I'm around, just doing my thing. There are some things I'm thinking about but don't really want to share them. Well, that's not exactly true...I *do* want to share them, but I'm not ready. It has to do with Laura and everything that has happened, and I guess by posting this it is my way of coming a bit out of my shell. Oh well...

I was sick all last week, hence no update in my fitness blog. I did not even weigh on Saturday, because I didn't want to know how much I gained from not eating right, water weight or not. I'm back on track this week, so I'll head over to the Rivendell board once I've weighed to post my progress (or lack of, but at least with my working out and eating right there will be no excuse). I really want to get to 40 miles so I can get another sheild!

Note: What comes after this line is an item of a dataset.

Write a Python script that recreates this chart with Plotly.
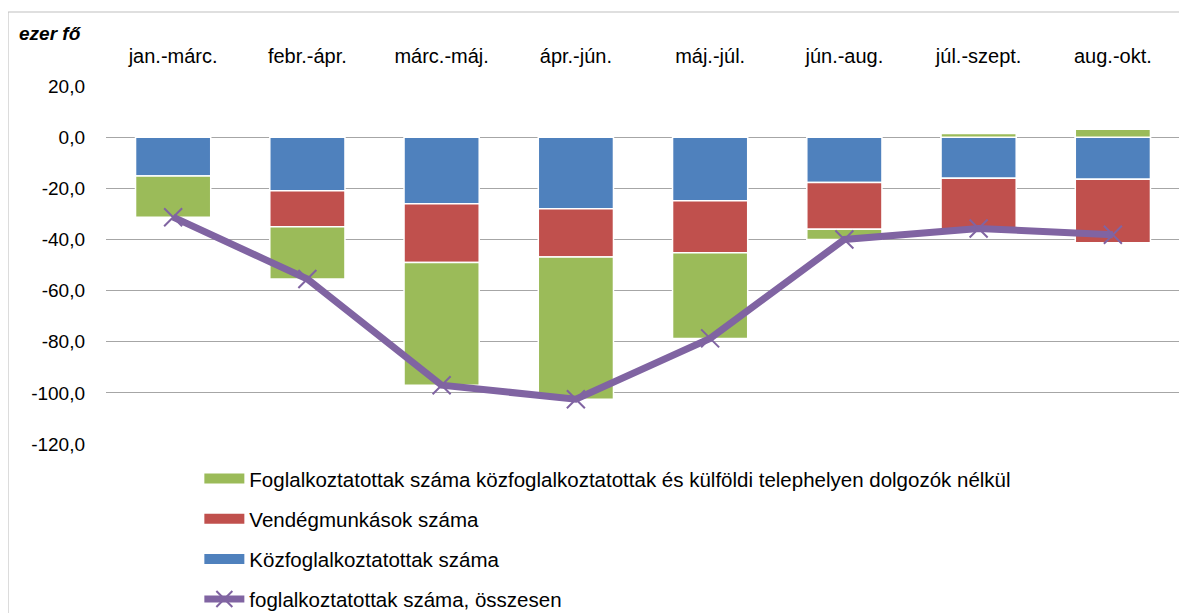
import plotly.graph_objects as go

categories = ["jan.-márc.", "febr.-ápr.", "márc.-máj.", "ápr.-jún.", "máj.-júl.", "jún.-aug.", "júl.-szept.", "aug.-okt."]
kozfoglalkoztatottak = [-15.2, -21.0, -26.0, -28.0, -24.9, -17.7, -16.1, -16.5]
vendegmunkasok = [0.0, -14.0, -23.0, -18.9, -20.3, -18.3, -21.0, -24.8]
foglalkoztatottak_nelkul = [-16.1, -20.5, -48.0, -55.6, -33.5, -4.0, 1.4, 3.1]
osszesen = [-31.3, -55.5, -97.0, -102.5, -78.7, -40.0, -35.7, -38.2]

y_tickvals = [20, 0, -20, -40, -60, -80, -100, -120]
y_ticktext = ["20,0", "0,0", "-20,0", "-40,0", "-60,0", "-80,0", "-100,0", "-120,0"]

names = {
    "green": "Foglalkoztatottak száma közfoglalkoztatottak és külföldi telephelyen dolgozók nélkül",
    "red": "Vendégmunkások száma",
    "blue": "Közfoglalkoztatottak száma",
    "line": "foglalkoztatottak száma, összesen",
}
colors = {"green": "#9BBB59", "red": "#C0504D", "blue": "#4F81BD", "line": "#8064A2"}

FONT = "Liberation Sans, Arial, sans-serif"
bar_line = dict(color="white", width=1.5)

fig = go.Figure()
fig.add_trace(go.Bar(x=categories, y=kozfoglalkoztatottak, name=names["blue"],
                     marker=dict(color=colors["blue"], line=bar_line), showlegend=False))
fig.add_trace(go.Bar(x=categories, y=vendegmunkasok, name=names["red"],
                     marker=dict(color=colors["red"], line=bar_line), showlegend=False))
fig.add_trace(go.Bar(x=categories, y=foglalkoztatottak_nelkul, name=names["green"],
                     marker=dict(color=colors["green"], line=bar_line), showlegend=False))
fig.add_trace(go.Scatter(x=categories, y=osszesen, name=names["line"], mode="lines+markers",
                         line=dict(color=colors["line"], width=7),
                         marker=dict(symbol="x-thin", size=18, color=colors["line"],
                                     line=dict(color=colors["line"], width=2)),
                         legendrank=4, legendgroup="d"))

# legend-only entries with wide swatches, as in the original
for rank, key in enumerate(["green", "red", "blue"], start=1):
    fig.add_trace(go.Scatter(x=[None], y=[None], mode="lines", name=names[key],
                             line=dict(color=colors[key], width=12),
                             legendrank=rank, legendgroup=key, hoverinfo="skip"))

fig.update_layout(
    width=1179, height=605,
    barmode="relative", bargap=0.44,
    plot_bgcolor="white", paper_bgcolor="white",
    font=dict(family=FONT, size=19, color="#000000"),
    margin=dict(l=98, r=7, t=78, b=169, autoexpand=False),
    xaxis=dict(side="top", showgrid=False, showline=False, zeroline=False, automargin=False,
               ticks="", ticklabelstandoff=18, tickfont=dict(size=20)),
    yaxis=dict(range=[-120, 20], tickvals=y_tickvals, ticktext=y_ticktext, showgrid=True,
               gridcolor="#A6A6A6", gridwidth=1, zeroline=False, showline=False, automargin=False,
               ticks="", ticklabelstandoff=20, tickfont=dict(size=19)),
    legend=dict(xref="container", yref="container", x=0.1623, y=0.2549,
                xanchor="left", yanchor="top", itemwidth=40,
                orientation="v", tracegroupgap=10.5, font=dict(size=20.5),
                bgcolor="rgba(0,0,0,0)"),
    annotations=[dict(text="<b><i>ezer fő</i></b>", xref="paper", yref="paper",
                      x=-0.0829, y=1.148, xanchor="left", yanchor="middle",
                      showarrow=False, font=dict(size=19))],
    shapes=[dict(type="rect", xref="paper", yref="paper", x0=-0.0912, x1=1.02,
                 y0=-0.6, y1=1.2067, line=dict(color="#BFBFBF", width=1),
                 fillcolor="rgba(0,0,0,0)", layer="below")],
)

fig.write_html("out.html")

I've been playing on LiveJournal, where I've set up a place to keep all my art works-in-progress and do nothing but gab about my artwork and progress as an artist. Sometimes I don't know if I'm a stitcher, and artist, or a designer or all three. It's kind of strange to float in and out of the different communities, taking one hat off and putting on another. Perhaps this is something a lot of people deal with, and maybe it's not something that should be dealt with at all but just excepted. Hmm, makes sense I suppose.

Here's my link if any one wants to check it out:
Stacey Tippin livejournal

Speaking of art, I ordered four Amy Brown prints the other day and they are winging their way to me as I type. I can't wait! They are all retired prints, so once they are gone they are gone, with the exception of ebay, of course. Gotta love ebay.